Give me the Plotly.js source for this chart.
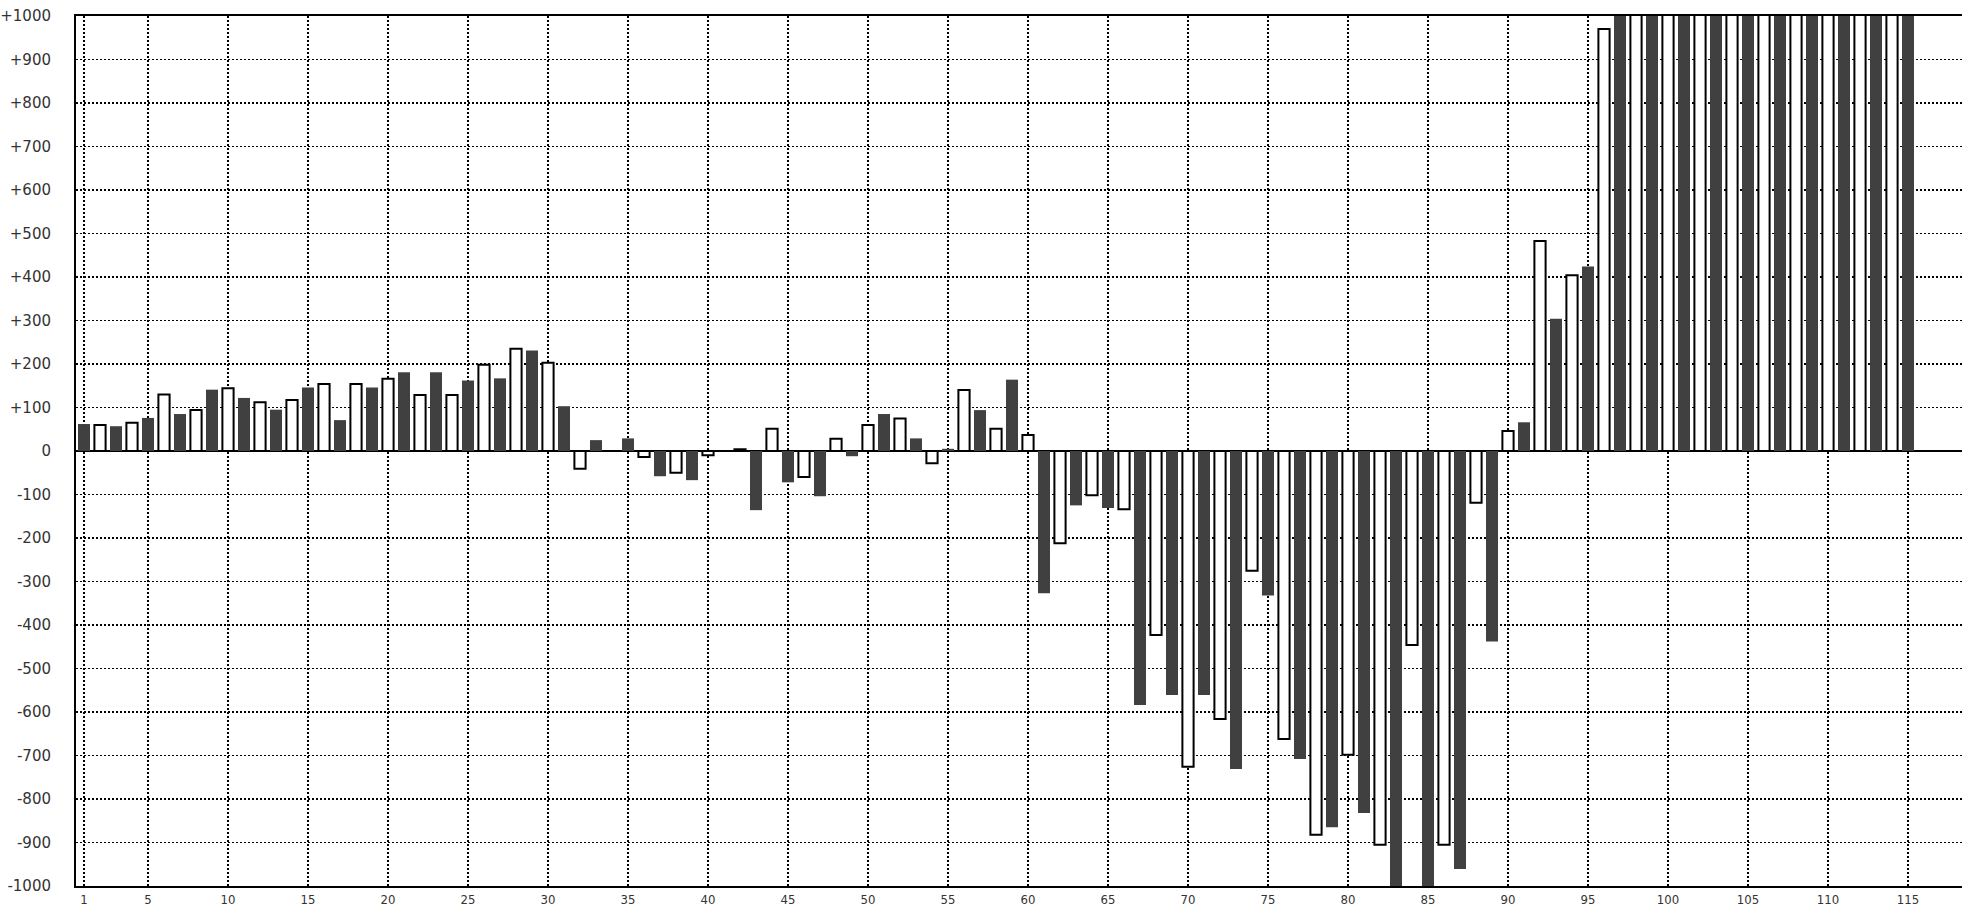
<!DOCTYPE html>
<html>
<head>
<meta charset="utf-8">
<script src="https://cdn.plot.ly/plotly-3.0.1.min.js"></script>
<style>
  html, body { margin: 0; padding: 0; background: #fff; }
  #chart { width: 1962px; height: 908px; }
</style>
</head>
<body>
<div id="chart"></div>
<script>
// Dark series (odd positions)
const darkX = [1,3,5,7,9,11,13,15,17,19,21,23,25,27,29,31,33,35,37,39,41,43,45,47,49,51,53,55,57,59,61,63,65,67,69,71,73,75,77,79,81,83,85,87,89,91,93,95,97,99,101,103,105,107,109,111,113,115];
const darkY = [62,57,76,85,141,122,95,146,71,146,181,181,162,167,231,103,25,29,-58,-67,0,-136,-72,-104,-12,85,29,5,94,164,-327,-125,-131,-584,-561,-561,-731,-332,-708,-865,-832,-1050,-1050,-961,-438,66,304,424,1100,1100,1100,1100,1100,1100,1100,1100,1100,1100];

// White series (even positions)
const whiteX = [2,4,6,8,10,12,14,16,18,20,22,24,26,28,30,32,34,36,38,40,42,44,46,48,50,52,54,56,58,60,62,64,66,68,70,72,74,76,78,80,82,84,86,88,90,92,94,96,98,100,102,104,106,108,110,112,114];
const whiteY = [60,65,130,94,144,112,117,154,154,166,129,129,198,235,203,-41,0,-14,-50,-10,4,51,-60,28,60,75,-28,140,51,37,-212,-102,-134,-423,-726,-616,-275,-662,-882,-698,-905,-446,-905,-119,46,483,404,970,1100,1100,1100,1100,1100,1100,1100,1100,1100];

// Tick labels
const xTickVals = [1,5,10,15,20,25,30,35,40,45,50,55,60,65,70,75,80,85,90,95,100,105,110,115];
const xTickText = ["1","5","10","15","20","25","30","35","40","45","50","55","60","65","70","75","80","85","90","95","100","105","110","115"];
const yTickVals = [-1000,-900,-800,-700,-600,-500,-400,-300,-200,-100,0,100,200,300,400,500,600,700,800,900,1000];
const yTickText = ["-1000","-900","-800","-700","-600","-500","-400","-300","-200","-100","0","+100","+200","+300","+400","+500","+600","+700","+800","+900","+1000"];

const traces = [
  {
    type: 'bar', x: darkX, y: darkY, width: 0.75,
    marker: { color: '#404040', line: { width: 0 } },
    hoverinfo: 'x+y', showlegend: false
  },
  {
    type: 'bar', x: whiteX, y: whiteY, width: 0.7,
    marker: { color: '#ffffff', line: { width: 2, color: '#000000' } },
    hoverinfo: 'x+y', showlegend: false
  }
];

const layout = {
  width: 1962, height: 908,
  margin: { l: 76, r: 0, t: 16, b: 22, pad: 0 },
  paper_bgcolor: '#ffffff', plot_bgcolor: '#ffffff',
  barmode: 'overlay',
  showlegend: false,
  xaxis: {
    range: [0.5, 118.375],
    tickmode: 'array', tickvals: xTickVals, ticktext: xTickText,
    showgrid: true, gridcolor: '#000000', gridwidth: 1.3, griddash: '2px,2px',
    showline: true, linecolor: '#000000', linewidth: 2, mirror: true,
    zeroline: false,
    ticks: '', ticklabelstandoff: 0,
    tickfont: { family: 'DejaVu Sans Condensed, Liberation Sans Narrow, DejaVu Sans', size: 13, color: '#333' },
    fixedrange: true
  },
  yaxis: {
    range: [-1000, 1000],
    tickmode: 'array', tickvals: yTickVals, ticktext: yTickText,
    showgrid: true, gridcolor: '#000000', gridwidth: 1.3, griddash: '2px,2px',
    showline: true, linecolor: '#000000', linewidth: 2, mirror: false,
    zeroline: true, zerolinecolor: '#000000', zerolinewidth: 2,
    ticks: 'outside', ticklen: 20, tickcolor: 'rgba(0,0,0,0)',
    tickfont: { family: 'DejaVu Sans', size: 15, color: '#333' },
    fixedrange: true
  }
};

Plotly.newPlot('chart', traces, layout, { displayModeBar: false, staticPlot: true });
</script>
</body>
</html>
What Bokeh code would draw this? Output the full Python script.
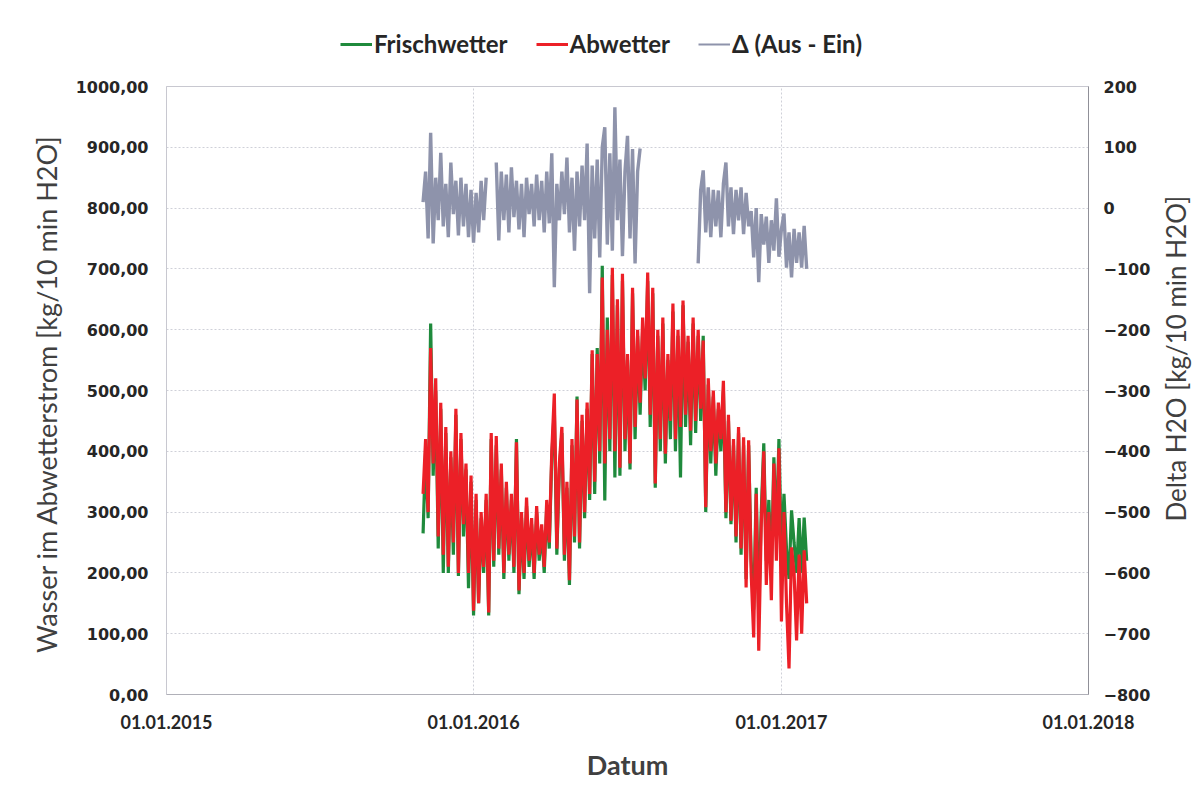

Short problem — Repeat each record exactly as shown above, dropping all images.

Answer to the problem —
Give me the Plotly.js source for this chart.
<!DOCTYPE html>
<html>
<head>
<meta charset="utf-8">
<script src="https://cdn.plot.ly/plotly-3.0.1.min.js"></script>
<style>
  html, body { margin: 0; padding: 0; background: #fff; }
  #chart { width: 1962px; height: 908px; }
</style>
</head>
<body>
<div id="chart"></div>
<script>
// Dark series (odd positions)
const darkX = [1,3,5,7,9,11,13,15,17,19,21,23,25,27,29,31,33,35,37,39,41,43,45,47,49,51,53,55,57,59,61,63,65,67,69,71,73,75,77,79,81,83,85,87,89,91,93,95,97,99,101,103,105,107,109,111,113,115];
const darkY = [62,57,76,85,141,122,95,146,71,146,181,181,162,167,231,103,25,29,-58,-67,0,-136,-72,-104,-12,85,29,5,94,164,-327,-125,-131,-584,-561,-561,-731,-332,-708,-865,-832,-1050,-1050,-961,-438,66,304,424,1100,1100,1100,1100,1100,1100,1100,1100,1100,1100];

// White series (even positions)
const whiteX = [2,4,6,8,10,12,14,16,18,20,22,24,26,28,30,32,34,36,38,40,42,44,46,48,50,52,54,56,58,60,62,64,66,68,70,72,74,76,78,80,82,84,86,88,90,92,94,96,98,100,102,104,106,108,110,112,114];
const whiteY = [60,65,130,94,144,112,117,154,154,166,129,129,198,235,203,-41,0,-14,-50,-10,4,51,-60,28,60,75,-28,140,51,37,-212,-102,-134,-423,-726,-616,-275,-662,-882,-698,-905,-446,-905,-119,46,483,404,970,1100,1100,1100,1100,1100,1100,1100,1100,1100];

// Tick labels
const xTickVals = [1,5,10,15,20,25,30,35,40,45,50,55,60,65,70,75,80,85,90,95,100,105,110,115];
const xTickText = ["1","5","10","15","20","25","30","35","40","45","50","55","60","65","70","75","80","85","90","95","100","105","110","115"];
const yTickVals = [-1000,-900,-800,-700,-600,-500,-400,-300,-200,-100,0,100,200,300,400,500,600,700,800,900,1000];
const yTickText = ["-1000","-900","-800","-700","-600","-500","-400","-300","-200","-100","0","+100","+200","+300","+400","+500","+600","+700","+800","+900","+1000"];

const traces = [
  {
    type: 'bar', x: darkX, y: darkY, width: 0.75,
    marker: { color: '#404040', line: { width: 0 } },
    hoverinfo: 'x+y', showlegend: false
  },
  {
    type: 'bar', x: whiteX, y: whiteY, width: 0.7,
    marker: { color: '#ffffff', line: { width: 2, color: '#000000' } },
    hoverinfo: 'x+y', showlegend: false
  }
];

const layout = {
  width: 1962, height: 908,
  margin: { l: 76, r: 0, t: 16, b: 22, pad: 0 },
  paper_bgcolor: '#ffffff', plot_bgcolor: '#ffffff',
  barmode: 'overlay',
  showlegend: false,
  xaxis: {
    range: [0.5, 118.375],
    tickmode: 'array', tickvals: xTickVals, ticktext: xTickText,
    showgrid: true, gridcolor: '#000000', gridwidth: 1.3, griddash: '2px,2px',
    showline: true, linecolor: '#000000', linewidth: 2, mirror: true,
    zeroline: false,
    ticks: '', ticklabelstandoff: 0,
    tickfont: { family: 'DejaVu Sans Condensed, Liberation Sans Narrow, DejaVu Sans', size: 13, color: '#333' },
    fixedrange: true
  },
  yaxis: {
    range: [-1000, 1000],
    tickmode: 'array', tickvals: yTickVals, ticktext: yTickText,
    showgrid: true, gridcolor: '#000000', gridwidth: 1.3, griddash: '2px,2px',
    showline: true, linecolor: '#000000', linewidth: 2, mirror: false,
    zeroline: true, zerolinecolor: '#000000', zerolinewidth: 2,
    ticks: 'outside', ticklen: 20, tickcolor: 'rgba(0,0,0,0)',
    tickfont: { family: 'DejaVu Sans', size: 15, color: '#333' },
    fixedrange: true
  }
};

Plotly.newPlot('chart', traces, layout, { displayModeBar: false, staticPlot: true });
</script>
</body>
</html>
What Bokeh code would draw this? Output the full Python script.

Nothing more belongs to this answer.